Our physical training (PT) master was one of those. As school kids, most of us did not know any better than to make fun of him. In my middle-age, as I look back at those times, this too is one of the many that makes me realize that we all screw up when we are young. Our words and behavior later as adults, by when we ought to know right from wrong are what matter. Of course, some are assholes, unlike most of us who become better people with age.
That PT master was not at ease with the language that the colonizers left behind. One day, when PT was rained out and we had to stay in the classroom, he told a student who was sitting by the window to open it. I suppose it was closed to keep the rain spray away. "Open the window, and let the climate come in," he ordered.
We barely concealed our smiles, and we laughed loudly later.

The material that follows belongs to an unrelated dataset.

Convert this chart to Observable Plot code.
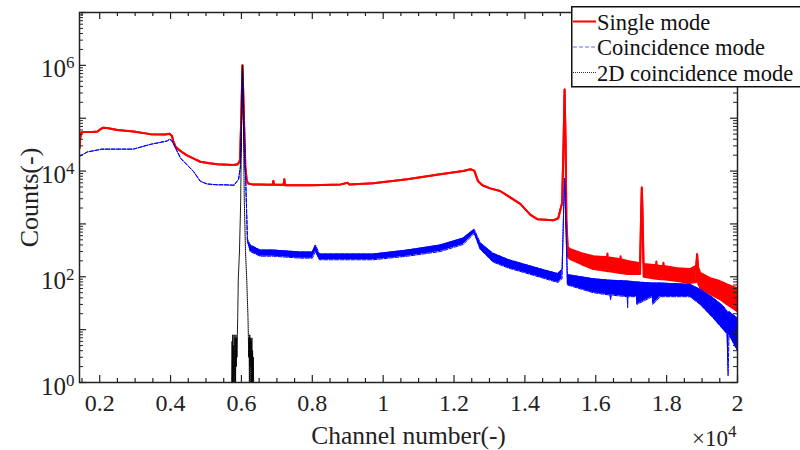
<!DOCTYPE html>
<html><head><meta charset="utf-8">
<script src="https://cdn.jsdelivr.net/npm/d3@7"></script>
<script src="https://cdn.jsdelivr.net/npm/@observablehq/plot@0.6"></script>
<style>
body{margin:0;background:#fff;}
#wrap{position:relative;width:800px;height:450px;font-family:"Liberation Serif","Times New Roman",serif;}
#legend{position:absolute;left:571px;top:6px;}
</style>
</head><body>
<div id="wrap"></div>
<script>
// ---- Single mode (red): channel, lower envelope, upper envelope (counts)
const singleCh = [1430,1450,1480,1600,1800,1940,2020,2100,2200,2500,2950,3430,3850,3970,4040,4080,4140,4280,4450,4670,4840,5100,5320,5770,5900,5960,5995,6030,6070,6110,6150,6200,6300,6500,6880,6900,6920,7190,7210,7230,7600,8000,8800,9000,9040,9720,10680,11610,12260,12460,12570,12680,12800,13020,13300,13870,14150,14350,14800,14940,15050,15090,15120,15150,15170,15210,15280,15600,15930,16320,16330,16340,16690,16700,16710,16890,17250,17280,17300,17320,17350,17700,17710,17720,17820,17900,17910,17920,18300,18660,18830,18860,18890,18950,19230,19500,19710,19850,20000];
const singleLo = [2.7e4,4.2e4,5.4e4,5.5e4,5.5e4,5.6e4,6.2e4,6.6e4,6.5e4,6.0e4,5.6e4,5.0e4,4.9e4,5.1e4,4.6e4,3.6e4,2.9e4,2.4e4,2.0e4,1.7e4,1.5e4,1.4e4,1.35e4,1.3e4,1.35e4,1.6e4,1.0e5,1.0e6,1.0e5,1.2e4,6.5e3,5.8e3,5.6e3,5.6e3,5.5e3,6.5e3,5.5e3,5.5e3,7.0e3,5.4e3,5.4e3,5.4e3,5.6e3,6.0e3,5.6e3,5.9e3,7.0e3,8.7e3,1.0e4,1.08e4,1.02e4,6.4e3,5.4e3,4.7e3,4.2e3,2.4e3,1.5e3,1.23e3,1.17e3,1.28e3,2.5e3,3.0e4,3.5e5,3.0e4,1.2e3,240,216,173,140,128,140,128,118,130,118,113,113,1500,4900,1500,100,92,100,92,90,90,100,90,83,76,80,268,75,61,47,38,30,26,22];
const singleHi = [2.7e4,4.2e4,5.4e4,5.5e4,5.5e4,5.6e4,6.2e4,6.6e4,6.5e4,6.0e4,5.6e4,5.0e4,4.9e4,5.1e4,4.6e4,3.6e4,2.9e4,2.4e4,2.0e4,1.7e4,1.5e4,1.4e4,1.35e4,1.3e4,1.35e4,1.6e4,1.0e5,1.0e6,1.0e5,1.2e4,6.5e3,5.8e3,5.6e3,5.6e3,5.5e3,6.5e3,5.5e3,5.5e3,7.0e3,5.4e3,5.4e3,5.4e3,5.6e3,6.0e3,5.6e3,5.9e3,7.0e3,8.7e3,1.0e4,1.08e4,1.02e4,6.4e3,5.4e3,4.7e3,4.2e3,2.4e3,1.5e3,1.23e3,1.17e3,1.28e3,2.5e3,3.0e4,3.5e5,3.0e4,1.2e3,360,333,280,245,235,275,235,215,245,215,200,180,1500,4900,1500,175,165,195,165,160,160,185,160,145,140,160,268,150,118,94,83,72,66,61];

// ---- Coincidence mode (blue)
const coinCh = [1430,1650,1940,2050,2950,3430,3900,3970,4030,4090,4280,4650,4840,5030,5320,5500,5790,5920,5970,6000,6030,6070,6100,6140,6170,6250,6530,6900,7670,8000,8090,8200,8800,9720,10680,11610,12260,12570,12740,13100,13550,14020,14500,14930,15050,15090,15120,15150,15200,15930,16400,16420,16440,16890,16900,16910,17150,17160,17600,17610,17820,18660,18945,19312,19600,19707,19735,19760,20000];
const coinLo = [1.9e4,2.3e4,2.5e4,2.6e4,2.6e4,3.2e4,3.7e4,4.0e4,3.8e4,3.2e4,1.76e4,9.8e3,6.4e3,5.7e3,5.5e3,5.5e3,5.4e3,7.0e3,1.2e4,1.0e5,1.0e6,1.0e5,2.1e4,2.4e3,470,300,245,245,225,225,300,210,210,210,245,300,410,660,330,190,145,118,95,78,92,1500,7300,1500,70,50,45,37,45,42,26,42,42,30,42,30,42,42,30,16.6,10,8.3,1.34,8,4];
const coinHi = [1.9e4,2.3e4,2.5e4,2.6e4,2.6e4,3.2e4,3.7e4,4.0e4,3.8e4,3.2e4,1.76e4,9.8e3,6.4e3,5.7e3,5.5e3,5.5e3,5.4e3,7.0e3,1.2e4,1.0e5,1.0e6,1.0e5,2.1e4,2.4e3,520,400,320,320,295,295,400,270,270,270,320,400,540,790,440,280,210,170,138,115,138,1500,7300,1500,110,92,86,86,86,83,83,83,80,80,76,76,76,72,58,40,28,22.5,20,22,16.6];

// ---- 2D coincidence mode (black)
const twoDCh = [5725,5735,5745,5755,5765,5775,5785,5795,5805,5815,5825,5835,5845,5855,5865,5875,5885,5895,5912,5945,5979,6000,6030,6060,6081,6115,6148,6185,6195,6205,6215,6225,6235,6245,6255,6265,6275,6285,6295,6305,6315,6325,6335,6345];
const twoDCounts = [1,6,1,8,1,5,1,8,2,1,7,1,8,2,7,3,8,17,95,300,2700,5e4,1e6,5e4,2700,300,95,17,8,3,7,1,8,2,7,1,6,1,7,1,4,1,3,1];

// ---- ticks / labels
const xLabelTicks = [2000,4000,6000,8000,10000,12000,14000,16000,18000,20000];
const yLabelTicks = [1,1e2,1e4,1e6];
const yMajor = [1,1e1,1e2,1e3,1e4,1e5,1e6,1e7];
const xMinor = d3.range(1500, 20000, 500).filter(v => v % 2000 !== 0);
const yMinor = [];
for (let n = 0; n < 7; n++) for (let k = 2; k <= 9; k++) yMinor.push(k * Math.pow(10, n));
const legendLabels = ["Single mode", "Coincidence mode", "2D coincidence mode"];

const single = singleCh.map((c,i)=>({c, lo: singleLo[i], hi: singleHi[i]}));
const coin = coinCh.map((c,i)=>({c, lo: coinLo[i], hi: coinHi[i]}));
const twoD = twoDCh.map((c,i)=>({c, n: twoDCounts[i]}));

const X0 = 1430, X1 = 20000, Y0 = 1, Y1 = 1e7;
const axisCol = "#222";
const tkX7 = 197.6, tkX4 = 113; // tick lengths in channel units (7px / 4px)
const tkY7 = 1.357, tkY4 = 1.19; // tick lengths as log factors
const serif = '"Liberation Serif","Times New Roman",serif';

const svg = Plot.plot({
  width: 800, height: 450,
  marginLeft: 79, marginRight: 63, marginTop: 12, marginBottom: 68,
  style: {fontFamily: serif, background: "white", color: axisCol, overflow: "visible"},
  x: {domain: [X0, X1]},
  y: {type: "log", domain: [Y0, Y1]},
  marks: [
    Plot.areaY(single, {x: "c", y1: "lo", y2: "hi", fill: "#ff0000", clip: true}),
    Plot.line(single, {x: "c", y: "lo", stroke: "#ff0000", strokeWidth: 2, clip: true}),
    Plot.line(single, {x: "c", y: "hi", stroke: "#ff0000", strokeWidth: 2, clip: true}),
    Plot.areaY(coin, {x: "c", y1: "lo", y2: "hi", fill: "#0000ff", clip: true}),
    Plot.line(coin, {x: "c", y: "lo", stroke: "#0000ff", strokeWidth: 1, strokeDasharray: "4,1.5", clip: true}),
    Plot.line(coin, {x: "c", y: "hi", stroke: "#0000ff", strokeWidth: 1, strokeDasharray: "4,1.5", clip: true}),
    Plot.line(twoD, {x: "c", y: "n", stroke: "#000", strokeWidth: 1, strokeDasharray: "1,1", clip: true}),
    // inward ticks (bottom/top)
    Plot.ruleX(xLabelTicks, {x: d=>d, y1: Y0, y2: Y0*tkY7, stroke: axisCol, strokeWidth: 1.2}),
    Plot.ruleX(xLabelTicks, {x: d=>d, y1: Y1, y2: Y1/tkY7, stroke: axisCol, strokeWidth: 1.2}),
    Plot.ruleX(xMinor, {x: d=>d, y1: Y0, y2: Y0*tkY4, stroke: axisCol, strokeWidth: 1.2}),
    Plot.ruleX(xMinor, {x: d=>d, y1: Y1, y2: Y1/tkY4, stroke: axisCol, strokeWidth: 1.2}),
    // inward ticks (left/right)
    Plot.ruleY(yMajor, {y: d=>d, x1: X0, x2: X0+tkX7, stroke: axisCol, strokeWidth: 1.2}),
    Plot.ruleY(yMajor, {y: d=>d, x1: X1, x2: X1-tkX7, stroke: axisCol, strokeWidth: 1.2}),
    Plot.ruleY(yMinor, {y: d=>d, x1: X0, x2: X0+tkX4, stroke: axisCol, strokeWidth: 1}),
    Plot.ruleY(yMinor, {y: d=>d, x1: X1, x2: X1-tkX4, stroke: axisCol, strokeWidth: 1}),
    Plot.frame({stroke: axisCol, strokeWidth: 1.5}),
    Plot.axisX(xLabelTicks, {tickSize: 0, tickPadding: 11, tickFormat: d => String(d/1e4), fontSize: 24, label: null}),
    Plot.axisY(yLabelTicks, {tickSize: 0, tickPadding: 5, tickFormat: d => String(Math.round(Math.log10(d))), fontSize: 25, label: null, dy: 4}),
    Plot.text(["Channel number(-)"], {frameAnchor: "bottom", text: d=>d, textAnchor: "middle", lineAnchor: "middle", dy: 53, fontSize: 25.5, fill: axisCol}),
    Plot.text(["Counts(-)"], {frameAnchor: "left", text: d=>d, textAnchor: "middle", lineAnchor: "middle", dx: -50, dy: 0, rotate: -90, fontSize: 26, fill: axisCol}),
    Plot.text(["×10"], {frameAnchor: "bottom-right", text: d=>d, textAnchor: "end", lineAnchor: "middle", dx: -1, dy: 56, fontSize: 23, fill: axisCol})
  ]
});

const NS = "http://www.w3.org/2000/svg";
function addSup(t, s, dy, fs) {
  const ts = document.createElementNS(NS, "tspan");
  ts.setAttribute("dy", dy); ts.setAttribute("font-size", fs); ts.textContent = s; t.appendChild(ts);
}
svg.querySelectorAll('g[aria-label="y-axis tick label"] text').forEach(t => {
  const e = t.textContent; t.textContent = "10"; addSup(t, e, "-9", "17");
});
svg.querySelectorAll('text').forEach(t => { if (t.textContent === "×10") addSup(t, "4", "-9", "17"); });

const wrap = document.getElementById("wrap");
wrap.appendChild(svg);

// legend
const leg = document.createElementNS(NS, "svg");
leg.setAttribute("id", "legend"); leg.setAttribute("width", 229); leg.setAttribute("height", 82);
const legStyle = [
  {stroke: "#ff0000", w: 2, dash: null},
  {stroke: "#6a6ae0", w: 1, dash: "4,2"},
  {stroke: "#333", w: 1, dash: "1,1"}
];
let html = `<rect x="0.75" y="0.75" width="230" height="80" fill="#fff" stroke="#111" stroke-width="1.5"/>`;
legendLabels.forEach((lab, i) => {
  const st = legStyle[i];
  const yl = 15.5 + i * 25.5, yt = 23.5 + i * 25.5;
  html += `<line x1="2" x2="25" y1="${yl}" y2="${yl}" stroke="${st.stroke}" stroke-width="${st.w}" ${st.dash ? `stroke-dasharray="${st.dash}"` : ""}/>`;
  html += `<text x="26" y="${yt}" font-size="22.5" fill="#111" font-family='${serif}'>${lab}</text>`;
});
leg.innerHTML = html;
wrap.appendChild(leg);
</script>
</body></html>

For days. Like I said, we didn't know any better.
It is one thing for a person who is not a native language speaker to confuse the climate and weather. It is another when native speakers intentionally treat them as synonyms only because they are anti-science and deny that we are going through human-caused climate change that is affecting the weather patterns.
[A] changing climate can “load the dice” on weather, making certain kinds of extreme event more likely. For example: the amount of water vapor that the atmosphere can hold increases with temperature. Heat it up by 1° F, and the moisture content increases by about 3 percent. The result? More intense rainstorms. Similarly, heat waves happen more often when the planet as a whole gets warmer. Does one torrential storm or one bad heat wave prove climate change is happening? Of course not. Multiple long-term lines of evidence do that. But climate change will make heavy rainfall even heavier, and heatwaves hotter and more frequent. It’s reasonable to suspect that climate change plays a role in recent events.Remember that infamous incident at the US Senate when a moronic senator tossed a snowball as evidence that there is no global warming? More morons in North Carolina even banned the discussion of science-based policies.

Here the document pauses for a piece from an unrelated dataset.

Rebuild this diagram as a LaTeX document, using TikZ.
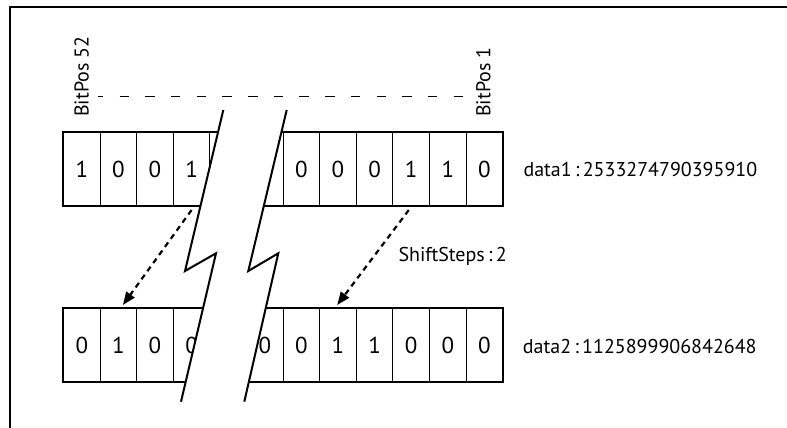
\documentclass[tikz,border=0pt]{standalone}
\usepackage{fontspec}
\setmainfont{PT Sans}
\usetikzlibrary{arrows.meta,calc}
\begin{document}
\begin{tikzpicture}[x=1pt,y=-1pt,
  cell/.style={draw,line width=1pt,minimum width=36.6pt,minimum height=73pt,inner sep=0pt,font=\fontsize{23}{27}\selectfont,anchor=west},
  lbl/.style={inner sep=0pt,font=\fontsize{20}{24}\selectfont},
  brk/.style={line width=2pt,line join=miter},
  shiftarrow/.style={line width=2.2pt,dash pattern=on 5.5pt off 4.5pt,-{Triangle[length=13pt,width=10pt]}}]
\useasboundingbox (0,0) rectangle (787,428);
\clip (0,0) rectangle (787,428);
\draw[line width=2.2pt] (10,7) rectangle (800,440);
% top row
\foreach \v [count=\i from 0] in {1,0,0,1,0,0,0,0,0,1,1,0}
  \node[cell] (t\i) at ({63+36.6*\i},169) {\v};
\draw[line width=2.2pt] (t0.north west) rectangle (t11.south east);
% bottom row
\foreach \v [count=\i from 0] in {0,1,0,0,0,0,0,1,1,0,0,0}
  \node[cell] (b\i) at ({63+36.6*\i},345) {\v};
\draw[line width=2.2pt] (b0.north west) rectangle (b11.south east);
% break
\fill[white] (223.3,110) -- (185,271) -- (216,253.3) -- (181,401.7) -- (244.3,401.7) -- (278.3,253.3) -- (248.3,271) -- (286.7,110) -- cycle;
\draw[brk] (223.3,110) -- (185,271) -- (216,253.3) -- (181,401.7);
\draw[brk] (286.7,110) -- (248.3,271) -- (278.3,253.3) -- (244.3,401.7);
% labels
\node[lbl,rotate=90,anchor=west] (bp52) at (81.7,117) {BitPos 52};
\node[lbl,rotate=90,anchor=west] (bp1) at (483.3,117) {BitPos 1};
\coordinate (dl) at (98.3,96.7);
\coordinate (dr) at (466,96.7);
\draw[line width=1.2pt,dash pattern=on 9.5pt off 16.2pt,dash phase=4.5pt] (dl) -- (dr);
\node[lbl,anchor=west] (d1) at (523.3,169) {data1\,:\,2533274790395910};
\node[lbl,anchor=west] (d2) at (522.7,346.7) {data2\,:\,1125899906842648};
\node[lbl,anchor=west] (ss) at (398.3,256.7) {ShiftSteps\,:\,2};
% arrows
\draw[shiftarrow] ($(t3.south)+(0,4)$) -- ($(b1.north)+(4.5,-3)$);
\draw[shiftarrow] ($(t9.south)+(-2.4,4)$) -- ($(b7.north)+(-0.8,-3)$);
\end{tikzpicture}
\end{document}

As Hurricane Florence slowly makes it way to the land--it looks like it will be one hell of a slow crawl, which means dangerous levels of rains and floods--I wish reporters will ask those moronic politicians to explain the difference between weather and climate, and how climate change affects weather. But, of course, those morons will dodge it, like how they always respond that it is inappropriate to talk about about gun-control policies right after yet another mass shooting.
As a middle-aged man, when I know better than what I knew as a high school kid, I know it is most fitting to make fun of these deniers who do not want to acknowledge the difference between weather and climate, and how the changing climate affects the weather.
Hey, PT master, you are alright! Thanks.